During his election Morales vowed to become Bush’s “worst nightmare”; Ollanta Humala, another indigenous candidate, could win in Peru in two months’ time.
Morales, a former llama herder, trumpet player and coca workers’ leader, has become a fashion icon for the developing world in his trademark striped jumper. In a significant diplomatic victory, he persuaded America last week to reconsider its policy of capping Bolivian coca production after promising to curb cocaine trafficking.
He also urged coca workers to nominate him for a Nobel peace prize. “Then the gringos will stop bothering and threatening us,” he said.
Morales’s new best friend is Castro or “el commandante”, as he respectfully called his elderly mentor on his first foreign visit as president. Castro, 79, beamed at his new protégé, saying his election was “something extraordinary” that had “rocked the world”.
The Cuban leader is revelling in his role as the godfather of Latin America’s new generation of leftists. Reviled by many as a repressive dictator who was recently locking up democratic opponents and presiding over a bankrupt nation, he is being lionised again in some quarters thanks to the fulsome tributes and subsidies being paid to him by Chavez. Venezuela today provides more aid to Cuba than the Soviet Union of old, providing a vital boost to Castro’s ailing regime.

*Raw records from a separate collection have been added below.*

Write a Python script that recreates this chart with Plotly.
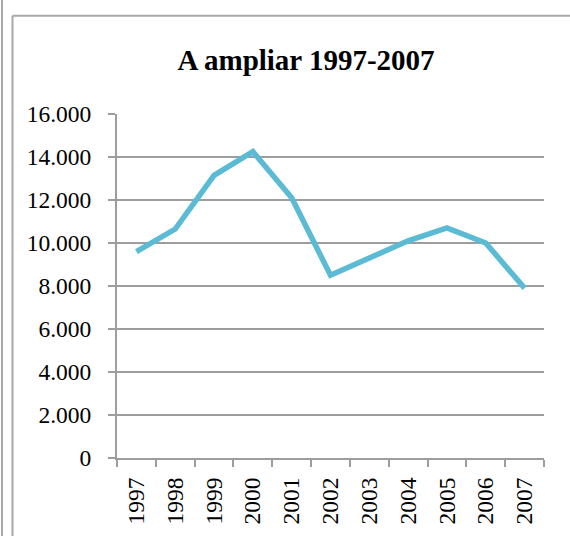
import plotly.graph_objects as go

# dados
anos = ['1997', '1998', '1999', '2000', '2001', '2002', '2003', '2004', '2005', '2006', '2007']
valores = [9600, 10650, 13150, 14250, 12100, 8500, 9300, 10100, 10700, 10000, 7900]
y_ticks = [0, 2000, 4000, 6000, 8000, 10000, 12000, 14000, 16000]

W, H = 570, 536
L, R, T, B = 117, 544, 114, 462  # area do grafico em px


def px_x(x):
    return (x - L) / (R - L)


def px_y(y):
    return (B - y) / (B - T)


cinza = '#9d9d9d'
fonte = 'Liberation Serif'

fig = go.Figure()

fig.add_trace(go.Scatter(
    x=anos,
    y=valores,
    mode='lines',
    line=dict(color='#5bbbd4', width=5.5),
    showlegend=False
))

# moldura do gráfico (recortada)
bordas = [
    (px_x(2), px_y(560), px_x(2), px_y(-10)),
    (px_x(12.5), px_y(560), px_x(12.5), px_y(14.5)),
    (px_x(12.5), px_y(14.5), px_x(600), px_y(14.5)),
]
shapes = []
for x0, y0, x1, y1 in bordas:
    shapes.append(dict(type='line', xref='paper', yref='paper',
                       x0=x0, y0=y0, x1=x1, y1=y1,
                       line=dict(color='#a8a8a8', width=2)))

fig.update_layout(
    width=W,
    height=H,
    margin=dict(l=L, r=W - R, t=T, b=H - B, pad=0),
    paper_bgcolor='white',
    plot_bgcolor='white',
    separators=',.',
    title=dict(text='<b>A ampliar 1997-2007</b>', x=306 / W, xanchor='center',
               y=1 - 60 / H, yanchor='middle',
               font=dict(family=fonte, size=29, color='black')),
    font=dict(family=fonte, color='black'),
    shapes=shapes,
    xaxis=dict(
        type='category',
        range=[-0.5, len(anos) - 0.5],
        showgrid=False,
        showline=True,
        linecolor=cinza,
        linewidth=2,
        ticks='outside',
        tickson='boundaries',
        ticklen=7,
        tickwidth=2,
        tickcolor=cinza,
        tickangle=-90,
        tickfont=dict(family=fonte, size=23.5, color='black'),
        ticklabelstandoff=8,
    ),
    yaxis=dict(
        range=[0, 16000],
        tickvals=y_ticks,
        tickformat=',d',
        showgrid=True,
        gridcolor=cinza,
        gridwidth=2,
        zeroline=False,
        showline=True,
        linecolor=cinza,
        linewidth=2,
        ticks='outside',
        ticklen=7,
        tickwidth=2,
        tickcolor=cinza,
        tickfont=dict(family=fonte, size=23.5, color='black'),
        ticklabelstandoff=12,
    ),
)

# tira a margem padrao do body para a figura ocupar a janela toda
fig.write_html('out.html', config={'displayModeBar': False},
               post_script="document.body.style.margin='0';")
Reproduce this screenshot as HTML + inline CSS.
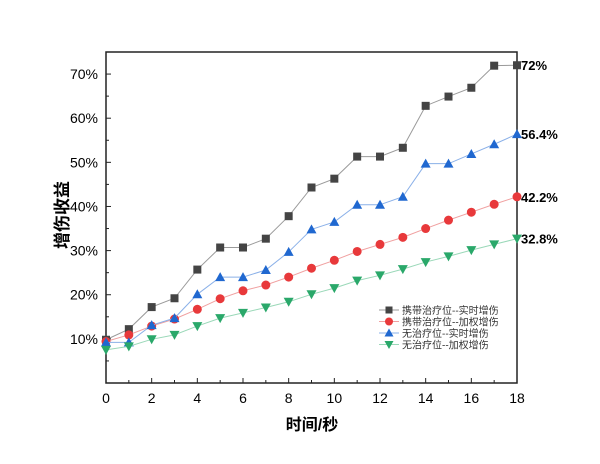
<!DOCTYPE html>
<html><head><meta charset="utf-8"><style>
body{margin:0;background:#fff}
svg text{font-family:"Liberation Sans","Noto Sans CJK SC",sans-serif}
</style></head><body>
<svg width="600" height="459" viewBox="0 0 600 459">
<g id="axes"></g><g id="series"></g><g id="legend"></g>
</svg>
<script>
const xCats=[0,1,2,3,4,5,6,7,8,9,10,11,12,13,14,15,16,17,18];
const carryReal=[9.8,12.2,17.2,19.2,25.7,30.7,30.7,32.7,37.8,44.3,46.3,51.3,51.3,53.3,62.8,64.9,66.9,71.9,72];
const carryWeighted=[9.4,10.9,12.9,14.5,16.7,19.1,20.9,22.2,24.0,26.0,27.8,29.8,31.4,33.0,35.0,36.9,38.7,40.5,42.2];
const noneReal=[9.2,9.2,13.1,14.7,20.1,24.0,24.0,25.6,29.7,34.8,36.5,40.4,40.4,42.2,49.7,49.7,51.9,54.1,56.4];
const noneWeighted=[7.5,8.3,9.9,10.9,12.9,14.7,15.9,17.1,18.4,20.1,21.5,23.2,24.4,25.8,27.4,28.7,30.1,31.4,32.7];
const yTicks=[10,20,30,40,50,60,70];
const xTicks=[0,2,4,6,8,10,12,14,16,18];
const endLabels=["72%","42.2%","56.4%","32.8%"];
const seriesNames=["携带治疗位--实时增伤","携带治疗位--加权增伤","无治疗位--实时增伤","无治疗位--加权增伤"];
const NS="http://www.w3.org/2000/svg";
const L=106,R=517,T=52,B=383;
const X=v=>L+(R-L)*v/18;
const Y=v=>B-(B-T)*v/75;
function mk(tag,attrs,parent,txt){const e=document.createElementNS(NS,tag);for(const k in attrs)e.setAttribute(k,attrs[k]);if(txt!==undefined)e.textContent=txt;parent.appendChild(e);return e;}
const ax=document.getElementById('axes');
let f=mk('rect',{x:L,y:T,width:R-L,height:B-T,fill:'none',stroke:'#222','stroke-width':1.5},ax);

for(let v=5;v<75;v+=5){mk('line',{x1:L,x2:L+(v%10==0?5:3),y1:Y(v),y2:Y(v),stroke:'#222'},ax);}
for(let v=1;v<18;v++){mk('line',{x1:X(v),x2:X(v),y1:B,y2:B-(v%2==0?5:3),stroke:'#222'},ax);}
yTicks.forEach(v=>{const t=mk('text',{x:L-8,y:Y(v)+5,'text-anchor':'end','font-size':14},ax,v+'%');
});
xTicks.forEach(v=>{const t=mk('text',{x:X(v),y:403,'text-anchor':'middle','font-size':14},ax,String(v));
});
let yt=mk('text',{x:0,y:0,transform:'translate(68,215) rotate(-90)','text-anchor':'middle','font-size':17,'font-weight':'bold'},ax,'增伤收益');

let xt=mk('text',{x:312,y:430,'text-anchor':'middle','font-size':16,'font-weight':'bold'},ax,'时间/秒');

const all=[carryReal,carryWeighted,noneReal,noneWeighted];
const cols=['#444444','#e8393b','#2068d0','#2aa86a'];
const lineCols=['#9a9a9a','#f0a0a0','#8ab0e8','#9ad8b8'];
const shapes=['sq','ci','tu','td'];
const sg=document.getElementById('series');
function marker(g,s,x,y,c,r){
 if(s=='sq')return mk('rect',{x:x-r,y:y-r,width:2*r,height:2*r,fill:c},g);
 if(s=='ci')return mk('circle',{cx:x,cy:y,r:r+0.5,fill:c},g);
 if(s=='tu')return mk('polygon',{points:`${x},${y-r-1} ${x-r-1},${y+r} ${x+r+1},${y+r}`,fill:c},g);
 return mk('polygon',{points:`${x},${y+r+1} ${x-r-1},${y-r} ${x+r+1},${y-r}`,fill:c},g);
}
all.forEach((d,i)=>{
 const g=mk('g',{},sg);
 
 const p=mk('polyline',{points:d.map((v,j)=>X(xCats[j])+','+Y(v)).join(' '),fill:'none',stroke:lineCols[i],'stroke-width':1},g);
 
 d.forEach((v,j)=>{const m=marker(g,shapes[i],X(xCats[j]),Y(v),cols[i],4);
  });
 const lt=mk('text',{x:521,y:Y(d[d.length-1])+5,'font-size':13,'font-weight':'bold'},g,endLabels[i]);
 
});
const lg=document.getElementById('legend');
seriesNames.forEach((n,i)=>{
 const y=310+i*11.5;
 const g=mk('g',{},lg);
 
 mk('line',{x1:379,x2:399,y1:y,y2:y,stroke:lineCols[i]},g);
 marker(g,shapes[i],389,y,cols[i],3.5);
 mk('text',{x:402,y:y+4,'font-size':10,fill:'#333'},g,n);
});
</script>
</body></html>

The blustering Venezuelan is the real power behind the new axis. Chavez has often been written off as a clown with cheeky jokes about “Condolencia” (condolence) Rice, the US secretary of state, and how she “dreams” of being with a hot-blooded Venezuelan like him. “I cannot marry Condolencia because I am too busy,” he has said.
Every Sunday he addresses the nation for hours in a television broadcast called Hello President! in which he takes live questions from the audience and shows off his social programmes in the slums. He has dubbed Bush “Mr Danger” and pledged that “we are going to defeat the empire”.